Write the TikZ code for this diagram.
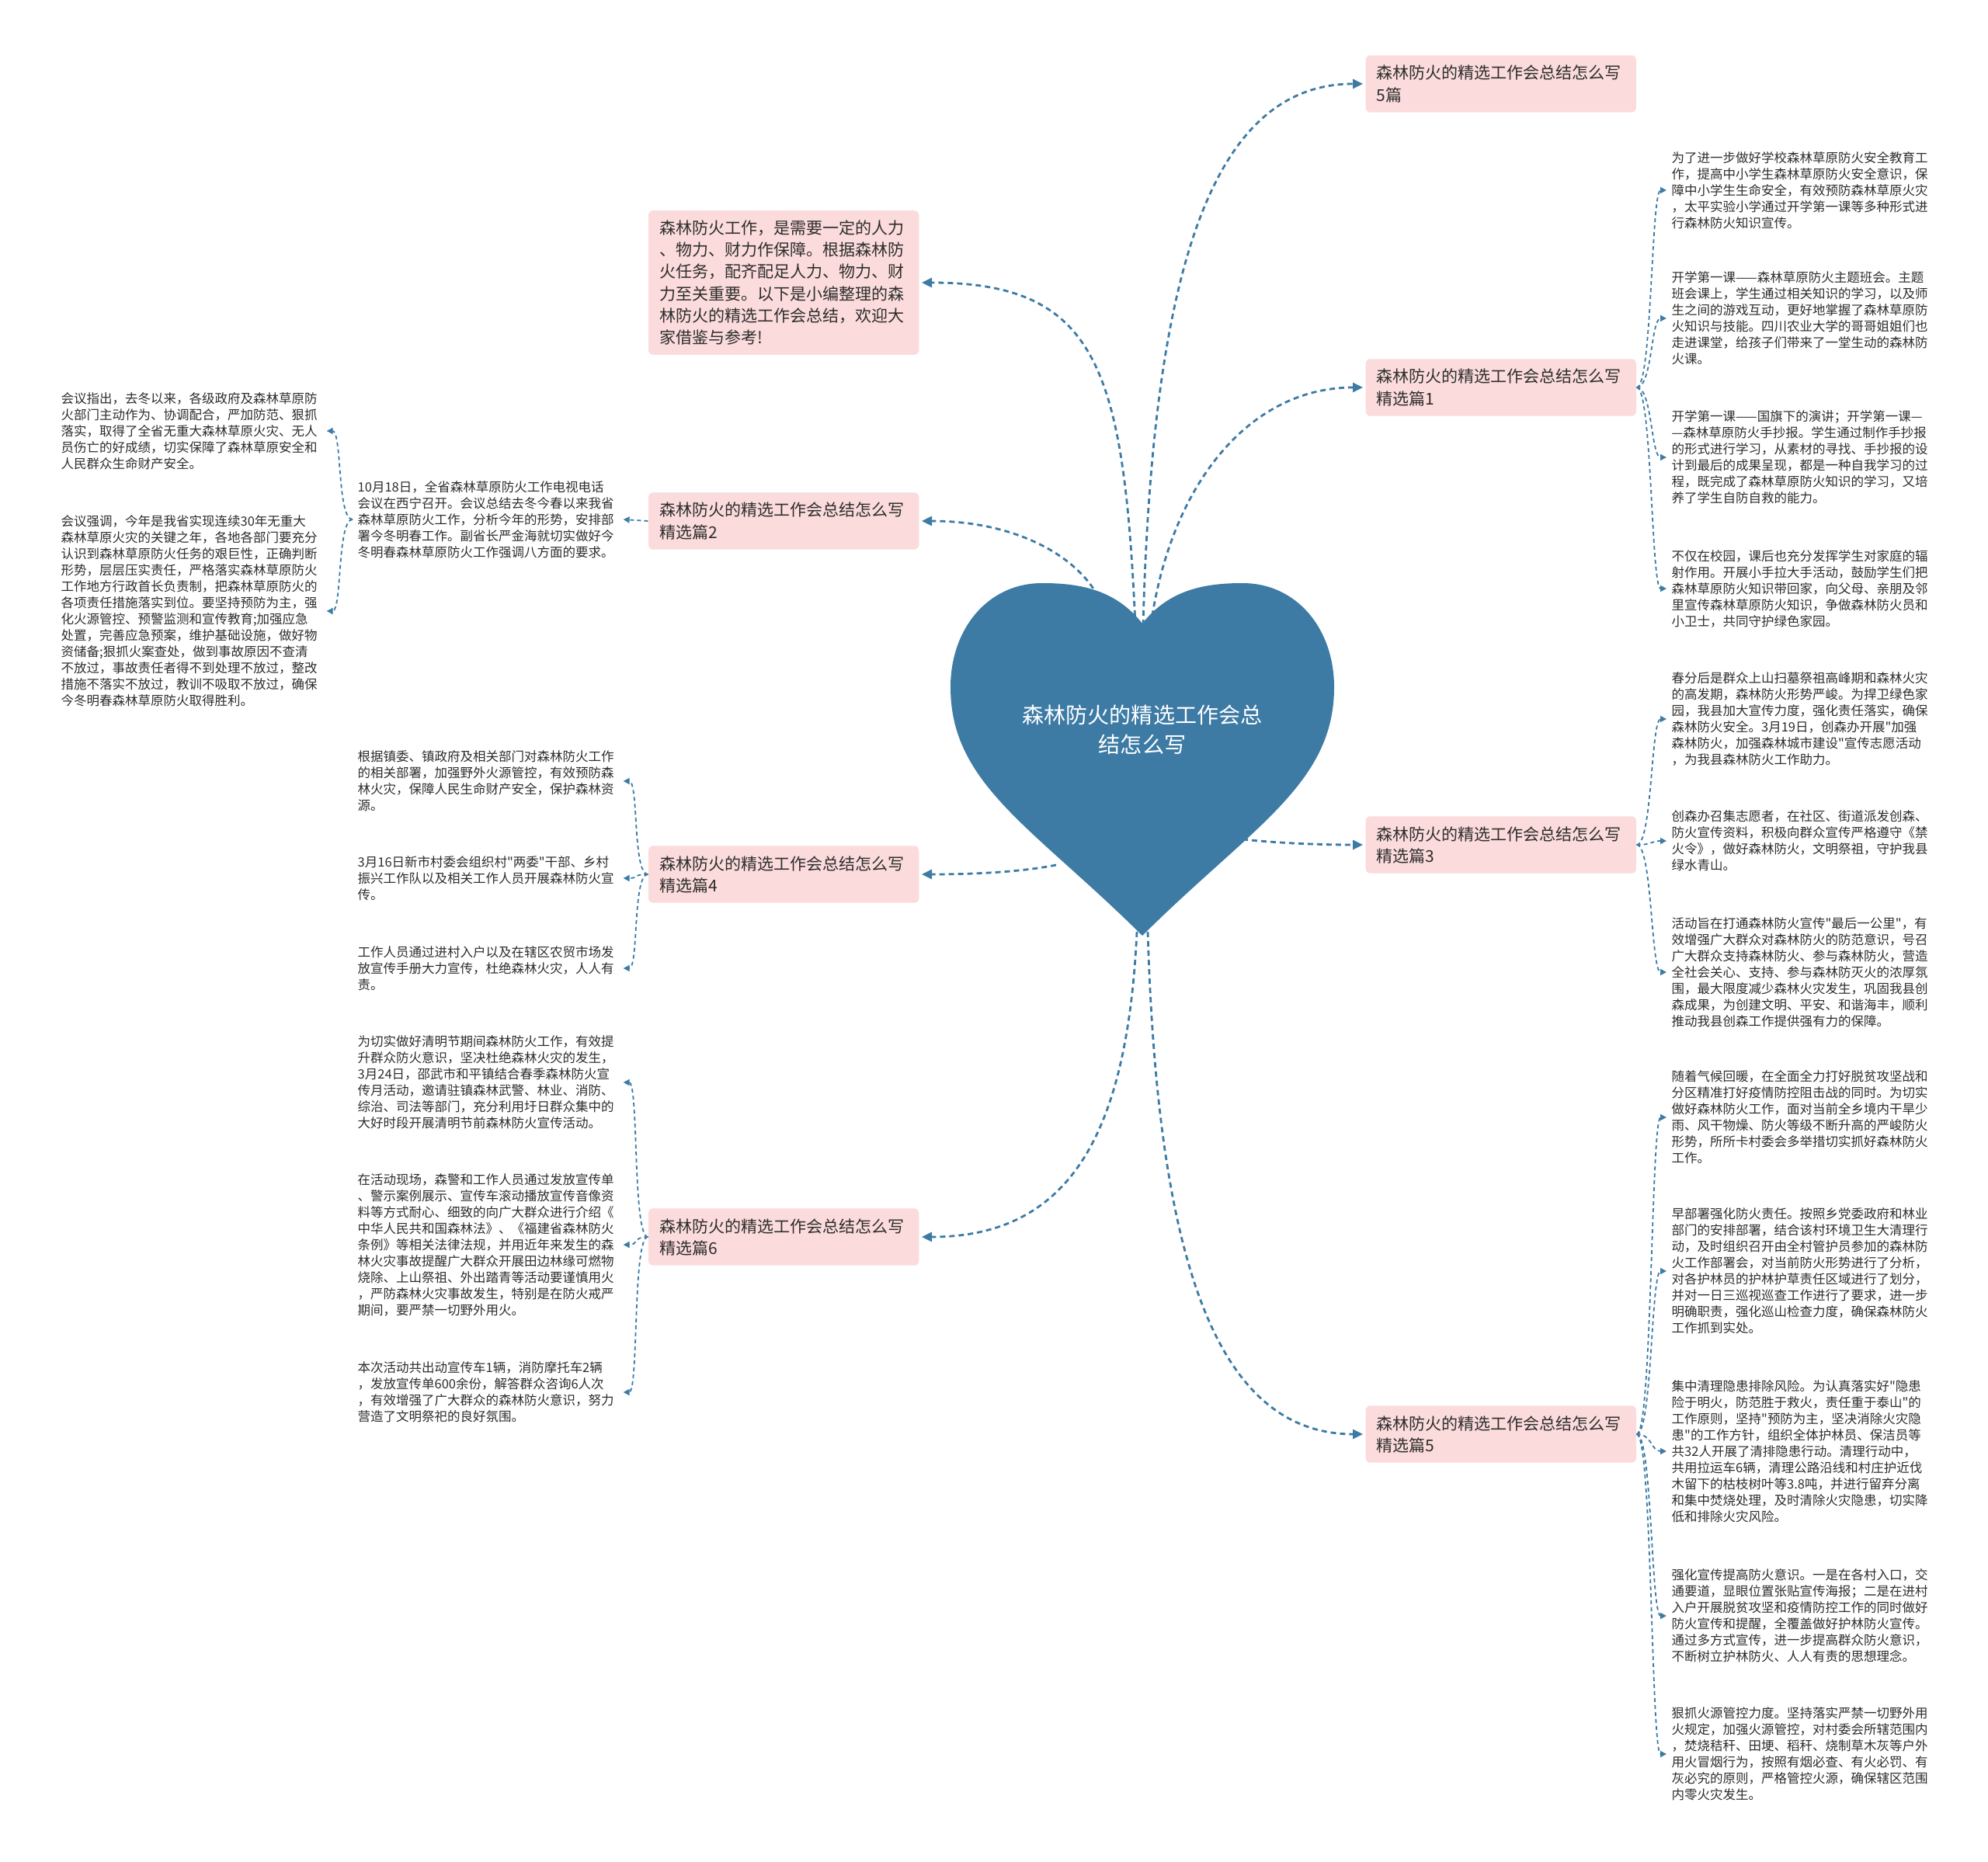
\documentclass[tikz,border=0pt]{standalone}
\usepackage{fontspec}
\setmainfont{Noto Sans CJK SC}[Ligatures=TeXOff]
\usetikzlibrary{arrows.meta}
\definecolor{heartblue}{RGB}{61,123,165}
\definecolor{boxpink}{RGB}{251,219,219}
\definecolor{inktext}{RGB}{45,45,45}
\newcommand\leaffont{\fontsize{4.69pt}{5.97pt}\selectfont}
\newcommand\branchfont{\fontsize{5.97pt}{7.97pt}\selectfont}
\newcommand\rootfont{\fontsize{7.97pt}{10.67pt}\selectfont}
\tikzstyle{branchbox} = [fill=boxpink, rounded corners=0.06cm, text width=3.2cm, inner xsep=0.14cm, inner ysep=0.13cm, align=left, font=\branchfont, text=inktext]
\tikzstyle{leafnote}  = [text width=3.35cm, inner xsep=0.06cm, inner ysep=0.03cm, align=left, font=\leaffont, text=inktext]
\tikzstyle{heartlink} = [draw=heartblue, line width=0.028cm, dash pattern=on 0.07cm off 0.05cm, -{Triangle[length=0.13cm,width=0.12cm]}, shorten >=0.03cm]
\tikzstyle{leaflink}  = [draw=heartblue, line width=0.018cm, dash pattern=on 0.05cm off 0.04cm, -{Triangle[length=0.08cm,width=0.08cm]}]

\begin{document}
\begin{tikzpicture}[x=0.01cm, y=-0.01cm]
\fill[white] (0,0) rectangle (2560,2398);

\node[branchbox, anchor=west] (allfive) at (1758,108) {森林防火的精选工作会总结怎么写\\5篇};
\node[branchbox, anchor=west] (p1) at (1758,499) {森林防火的精选工作会总结怎么写\\精选篇1};
\node[branchbox, anchor=west] (p3) at (1758,1088) {森林防火的精选工作会总结怎么写\\精选篇3};
\node[branchbox, anchor=west] (p5) at (1758,1847) {森林防火的精选工作会总结怎么写\\精选篇5};
\node[branchbox, anchor=east] (intro) at (1184,364) {森林防火工作，是需要一定的人力\\、物力、财力作保障。根据森林防\\火任务，配齐配足人力、物力、财\\力至关重要。以下是小编整理的森\\林防火的精选工作会总结，欢迎大\\家借鉴与参考!};
\node[branchbox, anchor=east] (p2) at (1184,671) {森林防火的精选工作会总结怎么写\\精选篇2};
\node[branchbox, anchor=east] (p4) at (1184,1126) {森林防火的精选工作会总结怎么写\\精选篇4};
\node[branchbox, anchor=east] (p6) at (1184,1593) {森林防火的精选工作会总结怎么写\\精选篇6};

\node[leafnote, anchor=west] (p1a) at (2146,245) {为了进一步做好学校森林草原防火安全教育工\\作，提高中小学生森林草原防火安全意识，保\\障中小学生生命安全，有效预防森林草原火灾\\，太平实验小学通过开学第一课等多种形式进\\行森林防火知识宣传。};
\node[leafnote, anchor=west] (p1b) at (2146,410) {开学第一课——森林草原防火主题班会。主题\\班会课上，学生通过相关知识的学习，以及师\\生之间的游戏互动，更好地掌握了森林草原防\\火知识与技能。四川农业大学的哥哥姐姐们也\\走进课堂，给孩子们带来了一堂生动的森林防\\火课。};
\node[leafnote, anchor=west] (p1c) at (2146,589) {开学第一课——国旗下的演讲；开学第一课—\\—森林草原防火手抄报。学生通过制作手抄报\\的形式进行学习，从素材的寻找、手抄报的设\\计到最后的成果呈现，都是一种自我学习的过\\程，既完成了森林草原防火知识的学习，又培\\养了学生自防自救的能力。};
\node[leafnote, anchor=west] (p1d) at (2146,758) {不仅在校园，课后也充分发挥学生对家庭的辐\\射作用。开展小手拉大手活动，鼓励学生们把\\森林草原防火知识带回家，向父母、亲朋及邻\\里宣传森林草原防火知识，争做森林防火员和\\小卫士，共同守护绿色家园。};

\node[leafnote, anchor=west] (p3a) at (2146,926) {春分后是群众上山扫墓祭祖高峰期和森林火灾\\的高发期，森林防火形势严峻。为捍卫绿色家\\园，我县加大宣传力度，强化责任落实，确保\\森林防火安全。3月19日，创森办开展"加强\\森林防火，加强森林城市建设"宣传志愿活动\\，为我县森林防火工作助力。};
\node[leafnote, anchor=west] (p3b) at (2146,1083) {创森办召集志愿者，在社区、街道派发创森、\\防火宣传资料，积极向群众宣传严格遵守《禁\\火令》，做好森林防火，文明祭祖，守护我县\\绿水青山。};
\node[leafnote, anchor=west] (p3c) at (2146,1252) {活动旨在打通森林防火宣传"最后一公里"，有\\效增强广大群众对森林防火的防范意识，号召\\广大群众支持森林防火、参与森林防火，营造\\全社会关心、支持、参与森林防灭火的浓厚氛\\围，最大限度减少森林火灾发生，巩固我县创\\森成果，为创建文明、平安、和谐海丰，顺利\\推动我县创森工作提供强有力的保障。};

\node[leafnote, anchor=west] (p5a) at (2146,1439) {随着气候回暖，在全面全力打好脱贫攻坚战和\\分区精准打好疫情防控阻击战的同时。为切实\\做好森林防火工作，面对当前全乡境内干旱少\\雨、风干物燥、防火等级不断升高的严峻防火\\形势，所所卡村委会多举措切实抓好森林防火\\工作。};
\node[leafnote, anchor=west] (p5b) at (2146,1637) {早部署强化防火责任。按照乡党委政府和林业\\部门的安排部署，结合该村环境卫生大清理行\\动，及时组织召开由全村管护员参加的森林防\\火工作部署会，对当前防火形势进行了分析，\\对各护林员的护林护草责任区域进行了划分，\\并对一日三巡视巡查工作进行了要求，进一步\\明确职责，强化巡山检查力度，确保森林防火\\工作抓到实处。};
\node[leafnote, anchor=west] (p5c) at (2146,1869) {集中清理隐患排除风险。为认真落实好"隐患\\险于明火，防范胜于救火，责任重于泰山"的\\工作原则，坚持"预防为主，坚决消除火灾隐\\患"的工作方针，组织全体护林员、保洁员等\\共32人开展了清排隐患行动。清理行动中，\\共用拉运车6辆，清理公路沿线和村庄护近伐\\木留下的枯枝树叶等3.8吨，并进行留弃分离\\和集中焚烧处理，及时清除火灾隐患，切实降\\低和排除火灾风险。};
\node[leafnote, anchor=west] (p5d) at (2146,2081) {强化宣传提高防火意识。一是在各村入口，交\\通要道，显眼位置张贴宣传海报；二是在进村\\入户开展脱贫攻坚和疫情防控工作的同时做好\\防火宣传和提醒，全覆盖做好护林防火宣传。\\通过多方式宣传，进一步提高群众防火意识，\\不断树立护林防火、人人有责的思想理念。};
\node[leafnote, anchor=west] (p5e) at (2146,2259) {狠抓火源管控力度。坚持落实严禁一切野外用\\火规定，加强火源管控，对村委会所辖范围内\\，焚烧秸秆、田埂、稻秆、烧制草木灰等户外\\用火冒烟行为，按照有烟必查、有火必罚、有\\灰必究的原则，严格管控火源，确保辖区范围\\内零火灾发生。};

\node[leafnote, anchor=west] (p2a) at (454,669) {10月18日，全省森林草原防火工作电视电话\\会议在西宁召开。会议总结去冬今春以来我省\\森林草原防火工作，分析今年的形势，安排部\\署今冬明春工作。副省长严金海就切实做好今\\冬明春森林草原防火工作强调八方面的要求。};
\node[leafnote, anchor=west] (p2aa) at (72,555) {会议指出，去冬以来，各级政府及森林草原防\\火部门主动作为、协调配合，严加防范、狠抓\\落实，取得了全省无重大森林草原火灾、无人\\员伤亡的好成绩，切实保障了森林草原安全和\\人民群众生命财产安全。};
\node[leafnote, anchor=west] (p2ab) at (72,787) {会议强调，今年是我省实现连续30年无重大\\森林草原火灾的关键之年，各地各部门要充分\\认识到森林草原防火任务的艰巨性，正确判断\\形势，层层压实责任，严格落实森林草原防火\\工作地方行政首长负责制，把森林草原防火的\\各项责任措施落实到位。要坚持预防为主，强\\化火源管控、预警监测和宣传教育;加强应急\\处置，完善应急预案，维护基础设施，做好物\\资储备;狠抓火案查处，做到事故原因不查清\\不放过，事故责任者得不到处理不放过，整改\\措施不落实不放过，教训不吸取不放过，确保\\今冬明春森林草原防火取得胜利。};

\node[leafnote, anchor=west] (p4a) at (454,1006) {根据镇委、镇政府及相关部门对森林防火工作\\的相关部署，加强野外火源管控，有效预防森\\林火灾，保障人民生命财产安全，保护森林资\\源。};
\node[leafnote, anchor=west] (p4b) at (454,1131) {3月16日新市村委会组织村"两委"干部、乡村\\振兴工作队以及相关工作人员开展森林防火宣\\传。};
\node[leafnote, anchor=west] (p4c) at (454,1247) {工作人员通过进村入户以及在辖区农贸市场发\\放宣传手册大力宣传，杜绝森林火灾，人人有\\责。};

\node[leafnote, anchor=west] (p6a) at (454,1394) {为切实做好清明节期间森林防火工作，有效提\\升群众防火意识，坚决杜绝森林火灾的发生，\\3月24日，邵武市和平镇结合春季森林防火宣\\传月活动，邀请驻镇森林武警、林业、消防、\\综治、司法等部门，充分利用圩日群众集中的\\大好时段开展清明节前森林防火宣传活动。};
\node[leafnote, anchor=west] (p6b) at (454,1603) {在活动现场，森警和工作人员通过发放宣传单\\、警示案例展示、宣传车滚动播放宣传音像资\\料等方式耐心、细致的向广大群众进行介绍《\\中华人民共和国森林法》、《福建省森林防火\\条例》等相关法律法规，并用近年来发生的森\\林火灾事故提醒广大群众开展田边林缘可燃物\\烧除、上山祭祖、外出踏青等活动要谨慎用火\\，严防森林火灾事故发生，特别是在防火戒严\\期间，要严禁一切野外用火。};
\node[leafnote, anchor=west] (p6c) at (454,1793) {本次活动共出动宣传车1辆，消防摩托车2辆\\，发放宣传单600余份，解答群众咨询6人次\\，有效增强了广大群众的森林防火意识，努力\\营造了文明祭祀的良好氛围。};

\coordinate (s-intro) at (1462,805);
\coordinate (s-allfive) at (1472,805);
\coordinate (s-p1) at (1482,805);
\coordinate (s-p2) at (1414,768);
\coordinate (s-p4) at (1360,1114);
\coordinate (s-p3) at (1600,1081);
\coordinate (s-p6) at (1464,1200);
\coordinate (s-p5) at (1478,1200);

\draw[heartlink] (s-intro) .. controls +(-15,-330) and +(230,0) .. (intro.east);
\draw[heartlink] (s-allfive) .. controls +(12,-450) and +(-200,0) .. (allfive.west);
\draw[heartlink] (s-p1) .. controls +(25,-180) and +(-150,0) .. (p1.west);
\draw[heartlink] (s-p2) .. controls +(-30,-55) and +(120,0) .. (p2.east);
\draw[heartlink] (s-p4) .. controls +(-50,10) and +(60,0) .. (p4.east);
\draw[heartlink] (s-p3) .. controls +(50,5) and +(-60,0) .. (p3.west);
\draw[heartlink] (s-p6) .. controls +(-12,250) and +(200,0) .. (p6.east);
\draw[heartlink] (s-p5) .. controls +(12,400) and +(-200,0) .. (p5.west);

\draw[leaflink] (p2.west) -- (p2a.east);
\foreach \x in {p1a,p1b,p1c,p1d}
  \draw[leaflink] (p1.east) .. controls +(20,0) and +(-20,0) .. (\x.west);
\foreach \x in {p3a,p3b,p3c}
  \draw[leaflink] (p3.east) .. controls +(20,0) and +(-20,0) .. (\x.west);
\foreach \x in {p5a,p5b,p5c,p5d,p5e}
  \draw[leaflink] (p5.east) .. controls +(20,0) and +(-20,0) .. (\x.west);
\foreach \x in {p2aa,p2ab}
  \draw[leaflink] (p2a.west) .. controls +(-20,0) and +(20,0) .. (\x.east);
\foreach \x in {p4a,p4b,p4c}
  \draw[leaflink] (p4.west) .. controls +(-20,0) and +(20,0) .. (\x.east);
\foreach \x in {p6a,p6b,p6c}
  \draw[leaflink] (p6.west) .. controls +(-20,0) and +(20,0) .. (\x.east);

\fill[heartblue] (1471,803) .. controls (1505,760) and (1550,751) .. (1600,751)
  .. controls (1670,751) and (1718,810) .. (1718,885)
  .. controls (1718,1010) and (1612,1065) .. (1471,1205)
  .. controls (1330,1065) and (1224,1010) .. (1224,885)
  .. controls (1224,810) and (1272,751) .. (1342,751)
  .. controls (1392,751) and (1437,760) .. (1471,803) -- cycle;
\node[font=\rootfont, text=white, align=center] (root) at (1471,940) {森林防火的精选工作会总\\结怎么写};
\end{tikzpicture}
\end{document}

..........

### PROBLEM DETAILS:
In the data above, please extract the lines from the first one through the line with "(0,0) rectangle (2560,2398);", exactly, and keep pictures out.

### THE RESULT:
Write the TikZ code for this diagram.
\documentclass[tikz,border=0pt]{standalone}
\usepackage{fontspec}
\setmainfont{Noto Sans CJK SC}[Ligatures=TeXOff]
\usetikzlibrary{arrows.meta}
\definecolor{heartblue}{RGB}{61,123,165}
\definecolor{boxpink}{RGB}{251,219,219}
\definecolor{inktext}{RGB}{45,45,45}
\newcommand\leaffont{\fontsize{4.69pt}{5.97pt}\selectfont}
\newcommand\branchfont{\fontsize{5.97pt}{7.97pt}\selectfont}
\newcommand\rootfont{\fontsize{7.97pt}{10.67pt}\selectfont}
\tikzstyle{branchbox} = [fill=boxpink, rounded corners=0.06cm, text width=3.2cm, inner xsep=0.14cm, inner ysep=0.13cm, align=left, font=\branchfont, text=inktext]
\tikzstyle{leafnote}  = [text width=3.35cm, inner xsep=0.06cm, inner ysep=0.03cm, align=left, font=\leaffont, text=inktext]
\tikzstyle{heartlink} = [draw=heartblue, line width=0.028cm, dash pattern=on 0.07cm off 0.05cm, -{Triangle[length=0.13cm,width=0.12cm]}, shorten >=0.03cm]
\tikzstyle{leaflink}  = [draw=heartblue, line width=0.018cm, dash pattern=on 0.05cm off 0.04cm, -{Triangle[length=0.08cm,width=0.08cm]}]

\begin{document}
\begin{tikzpicture}[x=0.01cm, y=-0.01cm]
\fill[white] (0,0) rectangle (2560,2398);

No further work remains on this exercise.